After recovering from his wounds and returning to Nicaragua as a hero, Willson traveled to many other countries devastated directly or indirectly by U.S. intervention, including El Salvador, Panama, Cuba, Palestine, Chiapas in Mexico, and Iraq. One again he was appalled at the devastation bred by mechanized warfare while taking inspiration from those standing up for indigenous rights. Willson’s experiences ultimately helped to solidify his belief that the roots of American militarism lay with the incessant consumerism of American society. He continues his work as a peace activist and has decided to opt out of what he calls the “American Way of Life,” focusing instead on living a simple, ecologically sustainable life in rural Massachusetts. Like other anarchist thinkers, Willson believes in decentralized systems of power and self-reliant communities functioning at one with nature, which he believes hold the key to human sustainability and progress over the long-term.
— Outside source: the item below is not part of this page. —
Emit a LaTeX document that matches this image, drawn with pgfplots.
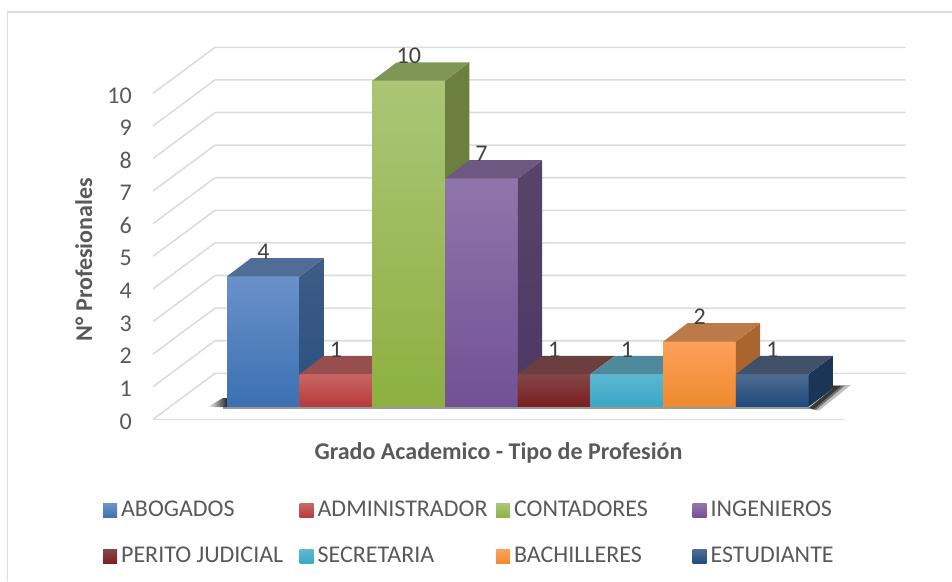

Willson’s journey from conservative Goldwater supporter to radical peace activist and environmentalist is incredibly inspiring and his memoir should be widely read. Over the past five decades he has encountered the range of human experience, including the barbarism of modern war, the arrogance of power, the banality of evil, as well as the courage of peace activists and dissenters and dignity of those struggling to survive against the odds. He himself appears to carry the weight of the American Century, with all its violence and destructiveness, on his back, and which has taken a profound psychological and physical toll on him. Nevertheless, Willson has emerged strong and defiant and with a vision for the future. He is a wise and courageous man, and from him we have much to learn.